Wreden began formulating the game as a film studies student at the University of Southern California.

“I wish I could be more of an advocate for the direct impact the academic system had on me, but I was studying film and just making games in my spare time,” Wreden said.

He called the development of ideas for the game a “brute force” process.

“A lot of chunks of this game were just me sitting there all day, writing thousands of ideas, over and over and over,” Wreden said. “Finally, we got to something that might not be awful.”

Some of his muses he said are Charlie Kaufman, Alison Bechde and Brendon Chung.

“I will imagine some theoretical person who doesn’t actually exist but is the combination of every creative or artistic person that I admire, and does all of the things that I think are awesome that other people do that I don’t feel capable of,” Wreden said. “I’ll try to do what that person would do.”

Although his game is derived from, and even features scenes from other games, such as “Minecraft” and “Portal,” Wreden thought the influences were constructive in getting the idea done.

“There’s no one who’s being honest with themselves who can tell you ‘my game wasn’t influenced by any other media’,” Wreden said. “If you’re actually being genuine through your work, and it’s really inspired by movies or literature, then go make it. That’s more time that you’re spending just making something rather than worrying if it’s the right thing to make.”

The series was organized by EUGO as well as graduate students in the OSU English department, and was designed as a way to pull people at all levels of the university together.

The next three games in the series are “Gone Home,” “Device 6” and “Year Walk.” Attending those events requires an RSVP accessible from EUGO’s website.

Chase Ledin, president of EUGO, said the goal was to have participants talk about what games mean to them as a player and a person.

“It’s really a broad dialogue about how that rhetoric is built and how people build their lives on video games,” said Ledin, a fourth-year in English and sexuality studies.

Andrew Smart, a graduate teaching associate in the department of English, helped develop the series and contacted the developers of each game.

Smart said the series is a step towards a broader inclusion of video game studies in the English department at OSU.

“Long ago there were people just reading great classics of literature, but over time we’ve expanded into film and comics, and I think video games are just an expansion waiting to happen,” Smart said.

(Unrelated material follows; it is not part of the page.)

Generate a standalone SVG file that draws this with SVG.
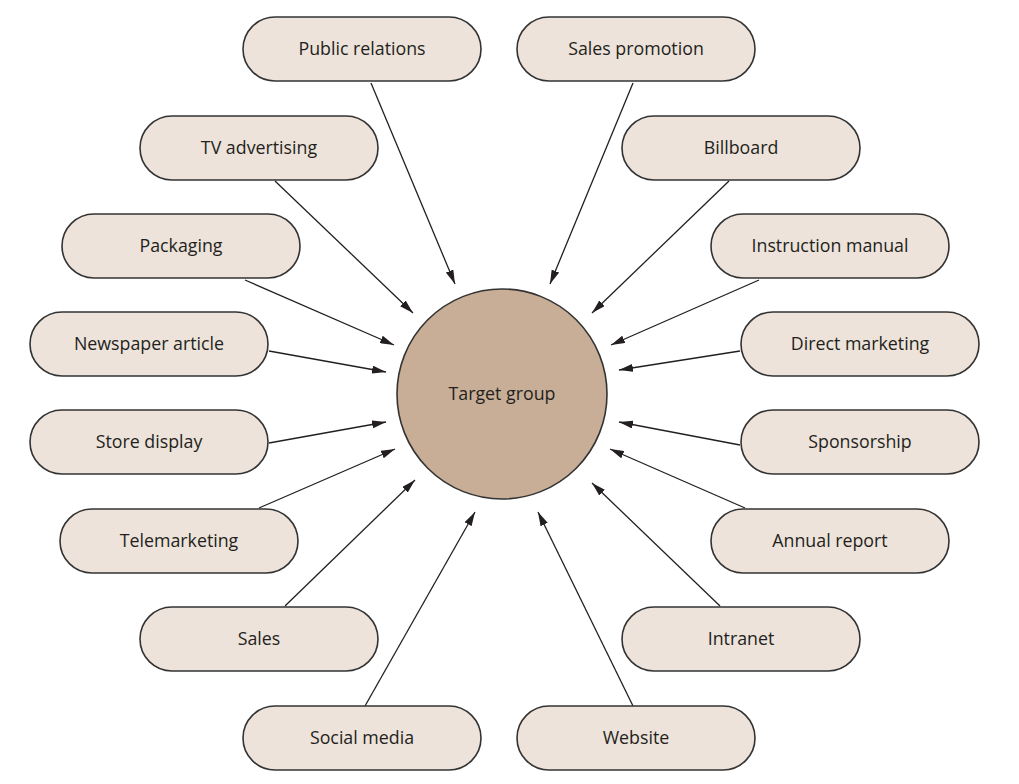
<svg xmlns="http://www.w3.org/2000/svg" width="1019" height="784" viewBox="0 0 1019 784">
<style>
.n rect{fill:#ede3da;stroke:#333;stroke-width:1.6}
.n text,.c text{font-family:"Open Sans","Noto Sans",sans-serif;font-size:17.8px;fill:#231f20;text-anchor:middle;dominant-baseline:central}
.e line{stroke:#231f20;stroke-width:1.3;marker-end:url(#ah)}
</style>
<defs>
<marker id="ah" viewBox="0 0 14 8" refX="14" refY="4" markerWidth="14" markerHeight="8" markerUnits="userSpaceOnUse" orient="auto">
<path d="M0,0 L14,4 L0,8 Z" fill="#231f20"/>
</marker>
</defs>
<rect width="1019" height="784" fill="#fff"/>
<g class="e">
<line x1="371" y1="83" x2="455" y2="284"/>
<line x1="633" y1="83" x2="550" y2="284"/>
<line x1="275" y1="181" x2="413" y2="313"/>
<line x1="729" y1="181" x2="592" y2="313"/>
<line x1="245" y1="280" x2="394" y2="345"/>
<line x1="759" y1="280" x2="611" y2="345"/>
<line x1="269" y1="351" x2="386" y2="372"/>
<line x1="740" y1="351" x2="619" y2="370"/>
<line x1="269" y1="443" x2="386" y2="422"/>
<line x1="740" y1="445" x2="619" y2="422"/>
<line x1="259" y1="508" x2="395" y2="449"/>
<line x1="745" y1="508" x2="610" y2="449"/>
<line x1="285" y1="606" x2="415" y2="480"/>
<line x1="720" y1="606" x2="592" y2="483"/>
<line x1="365" y1="706" x2="475" y2="512"/>
<line x1="633" y1="706" x2="538" y2="512"/>
</g>
<g id="target" class="c">
<circle cx="502" cy="394" r="105" fill="#c8ae97" stroke="#333" stroke-width="1.6"/>
<text x="502" y="393">Target group</text>
</g>
<g id="n1" class="n"><rect x="243" y="17" width="238" height="64" rx="32"/><text x="362" y="48">Public relations</text></g>
<g id="n2" class="n"><rect x="517" y="17" width="238" height="64" rx="32"/><text x="636" y="48">Sales promotion</text></g>
<g id="n3" class="n"><rect x="140" y="116" width="238" height="64" rx="32"/><text x="259" y="147">TV advertising</text></g>
<g id="n4" class="n"><rect x="622" y="116" width="238" height="64" rx="32"/><text x="741" y="147">Billboard</text></g>
<g id="n5" class="n"><rect x="62" y="214" width="238" height="64" rx="32"/><text x="181" y="245">Packaging</text></g>
<g id="n6" class="n"><rect x="711" y="214" width="238" height="64" rx="32"/><text x="830" y="245">Instruction manual</text></g>
<g id="n7" class="n"><rect x="30" y="312" width="238" height="64" rx="32"/><text x="149" y="343">Newspaper article</text></g>
<g id="n8" class="n"><rect x="741" y="312" width="238" height="64" rx="32"/><text x="860" y="343">Direct marketing</text></g>
<g id="n9" class="n"><rect x="30" y="410" width="238" height="64" rx="32"/><text x="149" y="441">Store display</text></g>
<g id="n10" class="n"><rect x="741" y="410" width="238" height="64" rx="32"/><text x="860" y="441">Sponsorship</text></g>
<g id="n11" class="n"><rect x="60" y="509" width="238" height="64" rx="32"/><text x="179" y="540">Telemarketing</text></g>
<g id="n12" class="n"><rect x="711" y="509" width="238" height="64" rx="32"/><text x="830" y="540">Annual report</text></g>
<g id="n13" class="n"><rect x="140" y="607" width="238" height="64" rx="32"/><text x="259" y="638">Sales</text></g>
<g id="n14" class="n"><rect x="622" y="607" width="238" height="64" rx="32"/><text x="741" y="638">Intranet</text></g>
<g id="n15" class="n"><rect x="243" y="706" width="238" height="64" rx="32"/><text x="362" y="737">Social media</text></g>
<g id="n16" class="n"><rect x="517" y="706" width="238" height="64" rx="32"/><text x="636" y="737">Website</text></g>
</svg>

Smart said it isn’t confirmed whether game developers will be present for subsequent games in the series.

The series is sponsored by the Popular Culture Studies Program and the Department of English at OSU. The games were either donated in the case of “The Stanley Parable” or purchased at an academic discount.

Tyler Clementi, a third-year in English, said he enjoyed Wreden’s enthusiasm to answer questions.

“(Wreden) took questions and branched out with them into cool areas,” Clementi said. “He answered stuff I wanted to know but didn’t ask.”

Eric Tharnish, a second-year in English, was inspired by Wreden to think critically about games in new ways.

“(Wreden) brought up alternative questions,” Tharnish said. “I feel that when reviewers play through a game, they don’t do it to find meaning or answers. He told gamers to step it up as participants, and ask ‘Do we understand every game?’”

Wreden closed with his own parable, a lesson for students.

“I went to film school to learn that I didn’t want to make films,” Wreden said. “If you can figure out everything you don’t want to do, then doing what you want to do is easy.”